Arguments against are likely to involve the current state of physics, which is said to be so complete that  free will would violate it, which is inconceivable. Any demonstration of free will, such as moving an object arbitrarily, is said to be determined. Move it again, and that's determined too. And so on. I can't see any way to resolve this disagreement.

Most people who aren't evolutionary scientists won't have heard of physicalism. They may never have had to think about free will, about whether it exists or not--not, that is, until they come across natural selection. Natural selection is a purely physical process. A purely physical process operating on simple matter is not going to generate "mind" and "free will," not unless they too are physical. So teaching natural selection carries with it the implication that whatever evolved in us, including free will and our other mental capabilities, must be physical too. Natural selection is the poster child for physicalism, and that's why I began by referring to Darwinism as the blunderbuss.

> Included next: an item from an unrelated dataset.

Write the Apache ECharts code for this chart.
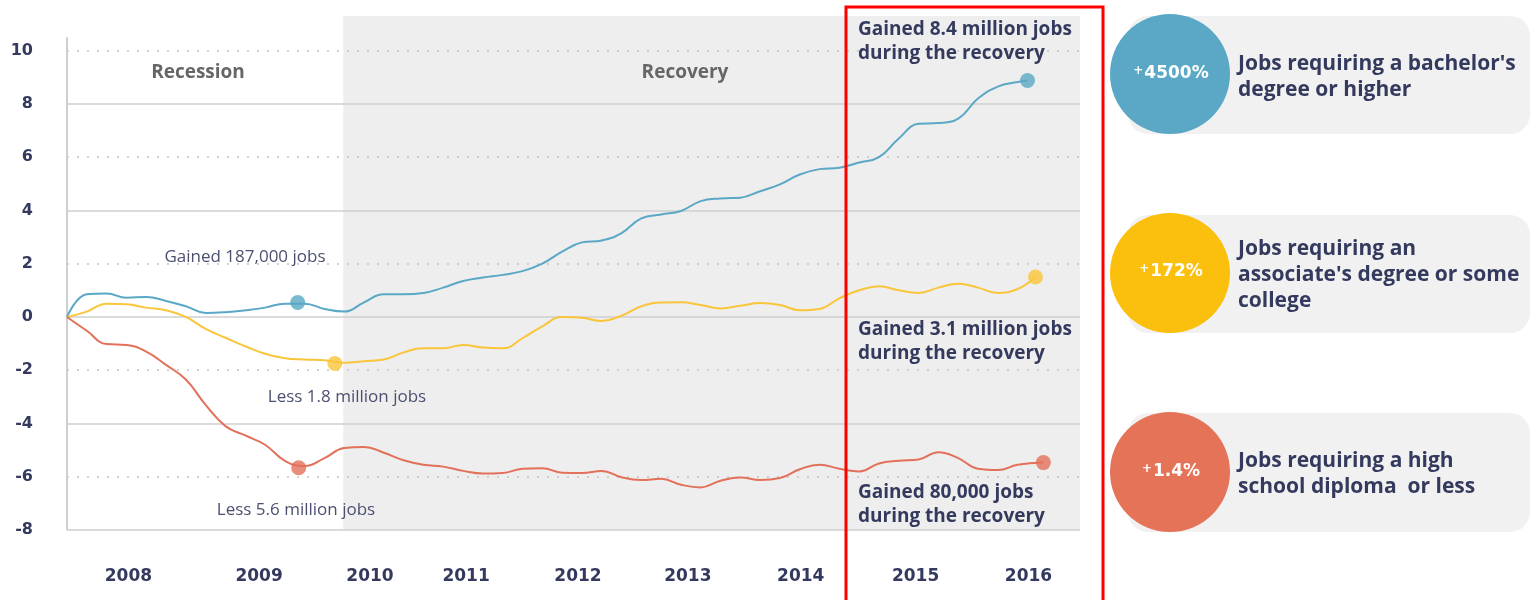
<!DOCTYPE html>
<html><head><meta charset="utf-8">
<script src="https://cdn.jsdelivr.net/npm/echarts@6/dist/echarts.min.js"></script>
<style>html,body{margin:0;padding:0;background:#fff}#c{width:1532px;height:600px}</style>
</head><body><div id="c"></div><script>
// months since Dec 2007, sampled every 2 months
const months = [0,2,4,6,8,10,12,14,16,18,20,22,24,26,28,30,32,34,36,38,40,42,44,46,48,50,52,54,56,58,60,62,64,66,68,70,72,74,76,78,80,82,84,86,88,90,92,94,96];
const bachelor = [0,0.85,0.88,0.72,0.75,0.6,0.4,0.15,0.18,0.25,0.35,0.5,0.5,0.3,0.2,0.55,0.85,0.85,0.9,1.1,1.35,1.48,1.58,1.72,2.0,2.45,2.8,2.87,3.15,3.7,3.85,3.98,4.35,4.45,4.48,4.72,4.98,5.35,5.55,5.6,5.8,6.0,6.7,7.25,7.28,7.45,8.2,8.65,8.82];
const associate = [0,0.2,0.5,0.48,0.35,0.25,0.0,-0.45,-0.78,-1.1,-1.38,-1.55,-1.6,-1.63,-1.72,-1.66,-1.6,-1.33,-1.18,-1.18,-1.05,-1.15,-1.18,-0.8,-0.35,0.0,-0.03,-0.15,0.05,0.4,0.54,0.55,0.45,0.32,0.42,0.52,0.45,0.25,0.3,0.7,1.0,1.15,1.0,0.9,1.1,1.25,1.1,0.9,1.05];
const highSchool = [0,-0.52,-1.02,-1.05,-1.3,-1.8,-2.35,-3.3,-4.1,-4.45,-4.8,-5.4,-5.6,-5.3,-4.92,-4.88,-5.1,-5.38,-5.55,-5.62,-5.78,-5.88,-5.86,-5.7,-5.68,-5.85,-5.86,-5.78,-6.02,-6.12,-6.08,-6.3,-6.4,-6.15,-6.03,-6.12,-6.05,-5.72,-5.55,-5.7,-5.8,-5.5,-5.4,-5.35,-5.08,-5.3,-5.7,-5.75,-5.55];
// final points [month, value]
const bachelorEnd = [97.0, 8.88];
const associateEnd = [97.8, 1.5];
const highSchoolEnd = [98.6, -5.47];
// recession-end markers [month, value]
const bachelorMark = [23.3, 0.54];
const associateMark = [27.05, -1.75];
const highSchoolMark = [23.4, -5.66];

const yearLabels = ['2008','2009','2010','2011','2012','2013','2014','2015','2016'];
const yearPos = [6.2,19.4,30.6,40.3,51.6,62.7,74.1,85.7,97.1];
const solidLevels = [8,4,0,-4,-8];
const dottedLevels = [10,6,2,-2,-6];
const recoveryStart = 27.9;
const xMax = 102.3;

const blue = '#5aa8c6', yellow = '#f9c53a', red = '#e2705a', navy = '#343a5e';
const FONT = '"Open Sans", sans-serif';
const NUMFONT = '"DejaVu Sans", sans-serif';

function pairs(xs, ys, end) { const d = xs.map((m,i)=>[m, ys[i]]); d.push(end); return d; }

const chart = echarts.init(document.getElementById('c'));
const lineSeries = (name, ys, end, color) => ({
  name, type: 'line', data: pairs(months, ys, end), smooth: 0.45, showSymbol: false,
  lineStyle: { color, width: 2 }, z: 5, silent: true
});
const dotSeries = (name, pts, color) => ({
  name, type: 'scatter', data: pts, symbolSize: 15, itemStyle: { color }, z: 6, silent: true
});
const txt = (x, y, text, font, fill, align, extra) => ({
  type: 'text', x, y, z: 20, silent: true,
  style: Object.assign({ text, font, fill, align: align || 'center', verticalAlign: 'middle' }, extra || {})
});
const pct = (x, y, num) => ({
  type: 'text', x, y, z: 20, silent: true,
  style: {
    text: '{p|+}{n|' + num + '}', align: 'center', verticalAlign: 'middle',
    rich: {
      p: { fontSize: 12, fontWeight: 'bold', fontFamily: NUMFONT, fill: '#fff', verticalAlign: 'top', padding: [0, 1, 6, 0] },
      n: { fontSize: 17, fontWeight: 'bold', fontFamily: NUMFONT, fill: '#fff' }
    }
  }
});

chart.setOption({
  animation: false,
  grid: { left: 67, right: 1532 - 1080, top: 16, bottom: 70 },
  xAxis: {
    type: 'value', min: 0, max: xMax,
    axisLine: { show: false }, axisTick: { show: false }, splitLine: { show: false },
    axisLabel: {
      customValues: yearPos, margin: 38,
      formatter: v => { const i = yearPos.findIndex(p => Math.abs(p - v) < 1e-6); return i >= 0 ? yearLabels[i] : ''; },
      color: navy, fontSize: 17, fontWeight: 'bold', fontFamily: NUMFONT
    }
  },
  yAxis: {
    type: 'value', min: -8, max: 11.3, interval: 2,
    axisLine: { show: false }, axisTick: { show: false }, splitLine: { show: false },
    axisLabel: {
      formatter: v => (Number.isInteger(v) && v <= 10 ? String(v) : ''),
      color: navy, fontSize: 16, fontWeight: 'bold', fontFamily: NUMFONT, margin: 34
    }
  },
  series: [
    { type: 'line', data: [], z: 1, silent: true,
      markArea: { silent: true, itemStyle: { color: '#eeeeee' },
        data: [[{ xAxis: recoveryStart, yAxis: -8 }, { xAxis: xMax, yAxis: 11.3 }]] } },
    { type: 'line', data: [], z: 2, silent: true,
      markLine: { silent: true, symbol: 'none', label: { show: false },
        data: solidLevels.map(v => ({ yAxis: v, lineStyle: { color: '#cfcfcf', width: 1.5, type: 'solid' } }))
          .concat(dottedLevels.map(v => ({ yAxis: v, lineStyle: { color: '#c4c4c4', width: 1.5, type: [2, 8] } })))
          .concat([[{ coord: [0, -8], lineStyle: { color: '#cfcfcf', width: 2, type: 'solid' } }, { coord: [0, 10.5] }]])
      } },
    lineSeries('bachelor', bachelor, bachelorEnd, blue),
    lineSeries('associate', associate, associateEnd, yellow),
    lineSeries('highSchool', highSchool, highSchoolEnd, red),
    dotSeries('bachelorDots', [bachelorMark, bachelorEnd], blue),
    dotSeries('associateDots', [associateMark, associateEnd], yellow),
    dotSeries('highSchoolDots', [highSchoolMark, highSchoolEnd], red)
  ],
  graphic: [
    txt(198, 73, 'Recession', 'bold 19px ' + FONT, '#666'),
    txt(685, 73, 'Recovery', 'bold 19px ' + FONT, '#666'),
    txt(245, 257, 'Gained 187,000 jobs', '17px ' + FONT, '#4b5070'),
    txt(347, 397, 'Less 1.8 million jobs', '17px ' + FONT, '#4b5070'),
    txt(296, 510, 'Less 5.6 million jobs', '17px ' + FONT, '#4b5070'),
    txt(858, 42, 'Gained 8.4 million jobs\nduring the recovery', 'bold 19px ' + FONT, navy, 'left', { lineHeight: 24 }),
    txt(858, 342, 'Gained 3.1 million jobs\nduring the recovery', 'bold 19px ' + FONT, navy, 'left', { lineHeight: 24 }),
    txt(858, 505, 'Gained 80,000 jobs\nduring the recovery', 'bold 19px ' + FONT, navy, 'left', { lineHeight: 24 }),
    { type: 'rect', shape: { x: 846, y: 7, width: 257, height: 600 }, style: { fill: 'none', stroke: '#ff0000', lineWidth: 3 }, z: 100 },

    { type: 'rect', shape: { x: 1128, y: 16, width: 402, height: 118, r: 20 }, style: { fill: '#f1f1f1' } },
    { type: 'circle', shape: { cx: 1170, cy: 74, r: 60 }, style: { fill: blue }, z: 2 },
    pct(1171, 74, '4500%'),
    txt(1238, 77, "Jobs requiring a bachelor's\ndegree or higher", 'bold 21px ' + FONT, navy, 'left', { lineHeight: 26 }),

    { type: 'rect', shape: { x: 1128, y: 215, width: 402, height: 118, r: 20 }, style: { fill: '#f1f1f1' } },
    { type: 'circle', shape: { cx: 1170, cy: 273, r: 60 }, style: { fill: '#fbbf0d' }, z: 2 },
    pct(1171, 272, '172%'),
    txt(1238, 275, "Jobs requiring an\nassociate's degree or some\ncollege", 'bold 21px ' + FONT, navy, 'left', { lineHeight: 26 }),

    { type: 'rect', shape: { x: 1128, y: 413, width: 402, height: 119, r: 20 }, style: { fill: '#f1f1f1' } },
    { type: 'circle', shape: { cx: 1170, cy: 472, r: 60 }, style: { fill: '#e57358' }, z: 2 },
    pct(1171, 472, '1.4%'),
    txt(1238, 474, 'Jobs requiring a high\nschool diploma  or less', 'bold 21px ' + FONT, navy, 'left', { lineHeight: 26 })
  ]
});
</script></body></html>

Creationist claims made in connection with the movie "Expelled: No Intelligence Allowed" need not concern the humanist. But bear in mind that the same physicalism that excludes from the classroom any talk of god as Creator also excludes the celebration of free will. We may be jeopardizing far more than we stand to gain. If you're concerned about what your children are being taught, ask their science teacher if he or she believes in scientific determinism and free will. If the answers are yes to scientific determinism and no to free will, you may conclude you have a problem. My recommendation: ask that evolution be taught with no mention of any mechanism.